----- Supplied material -----

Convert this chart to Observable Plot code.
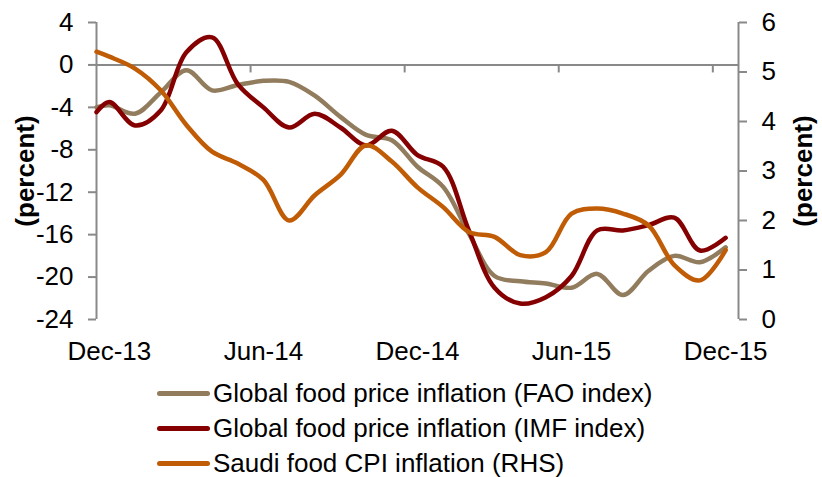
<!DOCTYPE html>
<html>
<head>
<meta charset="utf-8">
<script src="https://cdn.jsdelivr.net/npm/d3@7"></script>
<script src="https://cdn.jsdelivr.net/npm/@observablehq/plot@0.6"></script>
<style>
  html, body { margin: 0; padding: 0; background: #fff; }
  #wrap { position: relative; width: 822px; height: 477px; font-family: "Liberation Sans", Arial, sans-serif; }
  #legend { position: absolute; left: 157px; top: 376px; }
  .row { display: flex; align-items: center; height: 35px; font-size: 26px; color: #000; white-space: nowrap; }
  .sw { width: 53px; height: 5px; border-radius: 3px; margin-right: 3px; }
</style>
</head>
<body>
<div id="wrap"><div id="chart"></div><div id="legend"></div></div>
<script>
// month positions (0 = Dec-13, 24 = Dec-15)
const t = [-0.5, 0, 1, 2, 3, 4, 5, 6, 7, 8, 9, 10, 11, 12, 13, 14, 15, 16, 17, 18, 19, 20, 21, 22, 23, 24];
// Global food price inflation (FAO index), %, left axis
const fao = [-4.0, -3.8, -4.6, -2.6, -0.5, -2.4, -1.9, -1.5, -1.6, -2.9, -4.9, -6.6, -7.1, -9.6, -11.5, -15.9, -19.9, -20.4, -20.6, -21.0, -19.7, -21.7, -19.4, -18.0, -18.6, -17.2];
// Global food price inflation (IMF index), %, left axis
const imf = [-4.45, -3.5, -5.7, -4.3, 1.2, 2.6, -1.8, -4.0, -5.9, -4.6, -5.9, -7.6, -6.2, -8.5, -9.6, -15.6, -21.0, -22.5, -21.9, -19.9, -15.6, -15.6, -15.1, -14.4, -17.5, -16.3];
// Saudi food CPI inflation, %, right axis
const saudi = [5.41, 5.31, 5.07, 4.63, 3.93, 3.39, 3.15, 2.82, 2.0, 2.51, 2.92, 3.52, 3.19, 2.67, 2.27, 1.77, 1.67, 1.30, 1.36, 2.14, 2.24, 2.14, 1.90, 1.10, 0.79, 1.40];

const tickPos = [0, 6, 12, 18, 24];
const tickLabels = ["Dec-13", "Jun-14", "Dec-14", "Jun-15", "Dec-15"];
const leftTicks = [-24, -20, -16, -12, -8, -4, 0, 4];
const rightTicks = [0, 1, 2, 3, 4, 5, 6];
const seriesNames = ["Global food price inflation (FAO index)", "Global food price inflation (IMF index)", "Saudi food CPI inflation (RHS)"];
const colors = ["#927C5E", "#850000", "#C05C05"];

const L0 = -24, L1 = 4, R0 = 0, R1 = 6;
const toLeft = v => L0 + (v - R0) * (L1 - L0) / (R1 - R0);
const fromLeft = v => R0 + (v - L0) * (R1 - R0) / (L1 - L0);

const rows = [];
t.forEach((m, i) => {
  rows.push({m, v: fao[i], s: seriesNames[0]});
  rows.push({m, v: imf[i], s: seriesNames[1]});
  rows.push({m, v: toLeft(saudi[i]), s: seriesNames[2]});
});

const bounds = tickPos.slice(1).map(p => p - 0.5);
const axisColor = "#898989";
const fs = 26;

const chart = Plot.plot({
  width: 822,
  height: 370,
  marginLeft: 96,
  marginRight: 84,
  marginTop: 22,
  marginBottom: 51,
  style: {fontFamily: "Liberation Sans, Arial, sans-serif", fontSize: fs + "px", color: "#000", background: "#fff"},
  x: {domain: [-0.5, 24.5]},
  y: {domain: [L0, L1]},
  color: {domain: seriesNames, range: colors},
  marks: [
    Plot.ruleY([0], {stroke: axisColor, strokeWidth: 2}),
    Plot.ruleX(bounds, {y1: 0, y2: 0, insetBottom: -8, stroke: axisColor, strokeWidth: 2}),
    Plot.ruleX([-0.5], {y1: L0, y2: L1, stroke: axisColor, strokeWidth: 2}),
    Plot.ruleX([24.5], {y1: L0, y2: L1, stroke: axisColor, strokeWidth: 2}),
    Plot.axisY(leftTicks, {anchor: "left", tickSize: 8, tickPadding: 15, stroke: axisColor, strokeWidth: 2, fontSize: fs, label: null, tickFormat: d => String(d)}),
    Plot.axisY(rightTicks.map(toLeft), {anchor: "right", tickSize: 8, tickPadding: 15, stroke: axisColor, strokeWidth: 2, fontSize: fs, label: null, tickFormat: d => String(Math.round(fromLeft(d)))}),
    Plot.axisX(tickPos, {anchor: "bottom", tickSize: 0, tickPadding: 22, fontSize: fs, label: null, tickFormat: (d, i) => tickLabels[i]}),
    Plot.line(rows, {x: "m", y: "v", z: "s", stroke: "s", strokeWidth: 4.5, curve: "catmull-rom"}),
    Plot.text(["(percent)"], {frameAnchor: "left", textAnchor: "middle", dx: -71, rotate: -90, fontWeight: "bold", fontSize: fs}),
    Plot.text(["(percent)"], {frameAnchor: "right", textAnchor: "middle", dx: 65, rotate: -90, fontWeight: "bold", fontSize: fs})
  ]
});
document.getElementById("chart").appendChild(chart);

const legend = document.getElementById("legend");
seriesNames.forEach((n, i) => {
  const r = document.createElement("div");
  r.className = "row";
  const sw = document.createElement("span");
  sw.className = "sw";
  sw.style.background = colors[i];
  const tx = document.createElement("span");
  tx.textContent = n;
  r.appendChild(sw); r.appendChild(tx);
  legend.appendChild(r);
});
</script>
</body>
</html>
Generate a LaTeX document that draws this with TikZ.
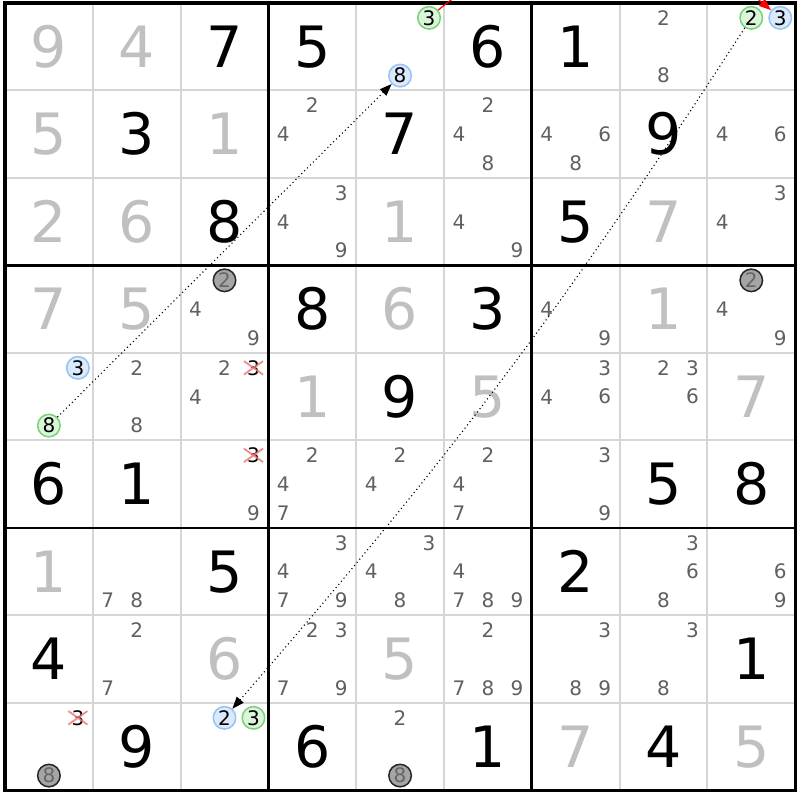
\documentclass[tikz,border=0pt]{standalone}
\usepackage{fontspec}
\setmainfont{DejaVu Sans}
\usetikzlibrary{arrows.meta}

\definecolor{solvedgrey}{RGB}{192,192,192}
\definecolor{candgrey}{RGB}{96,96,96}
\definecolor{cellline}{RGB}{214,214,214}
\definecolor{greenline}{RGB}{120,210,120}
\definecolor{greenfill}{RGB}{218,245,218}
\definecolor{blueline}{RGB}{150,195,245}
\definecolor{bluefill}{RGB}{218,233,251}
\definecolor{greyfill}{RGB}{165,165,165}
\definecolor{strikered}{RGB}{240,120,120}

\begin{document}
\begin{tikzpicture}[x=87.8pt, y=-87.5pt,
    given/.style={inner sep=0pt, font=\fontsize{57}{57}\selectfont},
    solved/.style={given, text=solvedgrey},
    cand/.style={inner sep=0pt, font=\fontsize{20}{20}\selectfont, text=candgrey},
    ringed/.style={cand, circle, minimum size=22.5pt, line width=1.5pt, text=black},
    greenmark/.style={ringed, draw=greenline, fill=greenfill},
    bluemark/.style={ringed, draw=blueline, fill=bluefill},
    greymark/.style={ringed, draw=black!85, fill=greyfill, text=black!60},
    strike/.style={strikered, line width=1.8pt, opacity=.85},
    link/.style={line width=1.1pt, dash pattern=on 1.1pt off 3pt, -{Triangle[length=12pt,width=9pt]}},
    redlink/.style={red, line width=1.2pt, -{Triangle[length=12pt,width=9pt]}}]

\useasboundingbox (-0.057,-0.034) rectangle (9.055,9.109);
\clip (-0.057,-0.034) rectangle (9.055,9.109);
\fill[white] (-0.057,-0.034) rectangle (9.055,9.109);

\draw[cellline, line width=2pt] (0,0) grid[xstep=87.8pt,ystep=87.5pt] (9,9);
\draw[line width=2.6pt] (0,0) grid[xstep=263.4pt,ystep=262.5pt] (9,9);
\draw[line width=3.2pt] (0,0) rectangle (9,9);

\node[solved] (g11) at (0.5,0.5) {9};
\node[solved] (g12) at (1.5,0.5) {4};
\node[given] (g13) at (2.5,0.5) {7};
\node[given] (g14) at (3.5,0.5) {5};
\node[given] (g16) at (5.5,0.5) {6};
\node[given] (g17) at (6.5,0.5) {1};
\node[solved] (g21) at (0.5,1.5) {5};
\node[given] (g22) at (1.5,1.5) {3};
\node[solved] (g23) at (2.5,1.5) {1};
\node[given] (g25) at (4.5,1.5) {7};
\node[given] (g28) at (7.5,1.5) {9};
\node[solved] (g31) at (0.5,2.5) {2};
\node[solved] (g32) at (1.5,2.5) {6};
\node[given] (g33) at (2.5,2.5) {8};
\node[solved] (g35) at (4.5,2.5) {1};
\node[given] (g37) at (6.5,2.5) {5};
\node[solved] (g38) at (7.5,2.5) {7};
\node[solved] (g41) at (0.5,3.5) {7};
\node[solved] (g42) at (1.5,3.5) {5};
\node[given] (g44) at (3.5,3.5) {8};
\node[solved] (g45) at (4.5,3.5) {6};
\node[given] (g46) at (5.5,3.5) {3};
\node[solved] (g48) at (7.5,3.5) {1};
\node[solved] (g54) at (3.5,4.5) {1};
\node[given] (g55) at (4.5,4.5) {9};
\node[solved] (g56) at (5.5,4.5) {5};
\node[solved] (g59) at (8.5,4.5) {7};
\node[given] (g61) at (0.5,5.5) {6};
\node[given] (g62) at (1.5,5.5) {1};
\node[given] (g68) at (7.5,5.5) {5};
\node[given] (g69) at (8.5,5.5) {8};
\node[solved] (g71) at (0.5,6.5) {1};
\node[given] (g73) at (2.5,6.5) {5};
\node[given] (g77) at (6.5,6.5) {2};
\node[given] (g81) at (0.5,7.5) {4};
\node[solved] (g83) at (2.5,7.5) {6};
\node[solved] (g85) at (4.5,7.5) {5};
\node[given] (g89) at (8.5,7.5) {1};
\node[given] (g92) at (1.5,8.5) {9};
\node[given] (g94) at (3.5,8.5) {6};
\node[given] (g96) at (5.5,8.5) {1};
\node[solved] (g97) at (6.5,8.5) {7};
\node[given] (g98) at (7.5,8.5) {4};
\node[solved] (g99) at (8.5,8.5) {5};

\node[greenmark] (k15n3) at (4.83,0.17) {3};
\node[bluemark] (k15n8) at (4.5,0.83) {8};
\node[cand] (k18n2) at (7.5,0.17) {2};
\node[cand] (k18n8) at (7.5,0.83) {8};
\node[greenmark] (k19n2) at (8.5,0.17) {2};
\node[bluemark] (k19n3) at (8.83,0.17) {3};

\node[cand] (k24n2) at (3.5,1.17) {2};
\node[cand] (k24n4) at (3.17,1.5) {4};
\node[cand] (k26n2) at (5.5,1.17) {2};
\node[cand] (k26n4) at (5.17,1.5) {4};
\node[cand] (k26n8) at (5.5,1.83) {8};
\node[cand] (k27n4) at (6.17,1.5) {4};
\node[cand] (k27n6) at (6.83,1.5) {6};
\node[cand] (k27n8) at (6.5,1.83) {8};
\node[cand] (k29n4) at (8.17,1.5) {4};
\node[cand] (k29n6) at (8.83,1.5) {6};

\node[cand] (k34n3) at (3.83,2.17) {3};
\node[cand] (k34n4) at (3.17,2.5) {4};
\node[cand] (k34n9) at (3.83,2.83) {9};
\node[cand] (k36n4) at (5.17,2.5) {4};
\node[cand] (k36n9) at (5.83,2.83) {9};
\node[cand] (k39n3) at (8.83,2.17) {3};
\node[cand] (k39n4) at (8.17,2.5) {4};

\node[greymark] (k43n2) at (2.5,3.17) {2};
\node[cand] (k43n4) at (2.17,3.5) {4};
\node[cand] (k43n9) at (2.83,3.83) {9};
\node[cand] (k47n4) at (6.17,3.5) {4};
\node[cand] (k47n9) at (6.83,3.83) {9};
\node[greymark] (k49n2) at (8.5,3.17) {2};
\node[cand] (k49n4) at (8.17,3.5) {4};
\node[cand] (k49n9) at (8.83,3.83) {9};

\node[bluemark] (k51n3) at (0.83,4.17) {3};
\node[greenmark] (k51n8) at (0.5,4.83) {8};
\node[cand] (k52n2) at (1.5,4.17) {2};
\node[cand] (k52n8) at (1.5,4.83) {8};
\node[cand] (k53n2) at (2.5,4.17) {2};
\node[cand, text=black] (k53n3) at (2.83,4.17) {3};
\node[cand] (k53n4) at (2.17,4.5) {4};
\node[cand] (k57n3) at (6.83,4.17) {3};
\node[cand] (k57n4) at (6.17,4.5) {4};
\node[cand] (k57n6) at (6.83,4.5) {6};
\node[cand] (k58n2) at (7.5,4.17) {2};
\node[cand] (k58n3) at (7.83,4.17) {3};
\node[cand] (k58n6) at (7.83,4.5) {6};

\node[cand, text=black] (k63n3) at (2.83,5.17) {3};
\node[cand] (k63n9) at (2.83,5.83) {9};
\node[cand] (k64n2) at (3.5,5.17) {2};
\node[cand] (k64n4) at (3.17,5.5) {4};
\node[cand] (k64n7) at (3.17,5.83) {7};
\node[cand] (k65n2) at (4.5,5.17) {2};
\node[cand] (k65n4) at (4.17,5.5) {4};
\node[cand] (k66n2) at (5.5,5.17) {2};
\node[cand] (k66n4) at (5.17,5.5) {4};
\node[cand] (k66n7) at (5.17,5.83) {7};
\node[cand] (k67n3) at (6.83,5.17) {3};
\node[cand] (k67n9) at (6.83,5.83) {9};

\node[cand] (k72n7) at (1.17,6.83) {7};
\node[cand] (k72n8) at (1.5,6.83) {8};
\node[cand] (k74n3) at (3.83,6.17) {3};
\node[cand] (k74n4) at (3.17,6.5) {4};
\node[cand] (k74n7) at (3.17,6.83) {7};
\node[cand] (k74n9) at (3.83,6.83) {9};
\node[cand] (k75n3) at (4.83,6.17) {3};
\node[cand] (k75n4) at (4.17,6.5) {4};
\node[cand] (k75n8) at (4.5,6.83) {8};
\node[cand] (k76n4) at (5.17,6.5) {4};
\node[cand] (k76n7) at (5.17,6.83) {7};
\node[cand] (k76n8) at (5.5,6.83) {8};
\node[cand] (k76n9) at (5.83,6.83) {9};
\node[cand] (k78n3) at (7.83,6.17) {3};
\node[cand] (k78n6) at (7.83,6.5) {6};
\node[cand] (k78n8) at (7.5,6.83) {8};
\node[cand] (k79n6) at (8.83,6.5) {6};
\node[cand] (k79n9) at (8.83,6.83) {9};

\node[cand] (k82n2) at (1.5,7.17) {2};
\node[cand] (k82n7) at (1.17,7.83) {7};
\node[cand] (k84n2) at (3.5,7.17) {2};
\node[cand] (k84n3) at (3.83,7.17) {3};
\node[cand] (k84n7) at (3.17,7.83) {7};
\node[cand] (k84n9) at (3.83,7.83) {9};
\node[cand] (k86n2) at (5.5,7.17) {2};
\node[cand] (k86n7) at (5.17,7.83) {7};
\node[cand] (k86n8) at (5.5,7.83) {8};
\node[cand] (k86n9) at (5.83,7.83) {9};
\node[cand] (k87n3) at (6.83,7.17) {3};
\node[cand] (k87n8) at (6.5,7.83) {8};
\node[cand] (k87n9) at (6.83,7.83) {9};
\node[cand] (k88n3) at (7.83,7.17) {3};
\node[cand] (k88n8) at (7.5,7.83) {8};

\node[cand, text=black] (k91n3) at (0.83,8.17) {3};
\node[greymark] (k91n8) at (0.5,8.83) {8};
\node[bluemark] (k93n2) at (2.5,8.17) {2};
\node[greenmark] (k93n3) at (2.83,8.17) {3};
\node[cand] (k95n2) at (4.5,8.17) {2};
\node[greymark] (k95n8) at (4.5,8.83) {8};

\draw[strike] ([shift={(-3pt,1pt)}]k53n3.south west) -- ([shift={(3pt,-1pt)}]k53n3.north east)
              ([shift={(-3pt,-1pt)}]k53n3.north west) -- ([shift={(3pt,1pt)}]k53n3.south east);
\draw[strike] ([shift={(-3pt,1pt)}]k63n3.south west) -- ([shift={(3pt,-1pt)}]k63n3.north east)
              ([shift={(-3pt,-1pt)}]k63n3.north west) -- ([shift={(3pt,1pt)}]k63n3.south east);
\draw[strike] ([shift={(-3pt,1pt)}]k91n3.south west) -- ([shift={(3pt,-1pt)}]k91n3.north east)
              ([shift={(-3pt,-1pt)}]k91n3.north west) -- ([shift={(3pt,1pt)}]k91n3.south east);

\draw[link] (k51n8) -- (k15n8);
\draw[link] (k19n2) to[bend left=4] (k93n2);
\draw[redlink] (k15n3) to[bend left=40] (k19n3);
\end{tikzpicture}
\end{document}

-----

Short task
Looking at the listing above, count the lines that contain "chart" and give nothing but the number.

Result of the exercise
4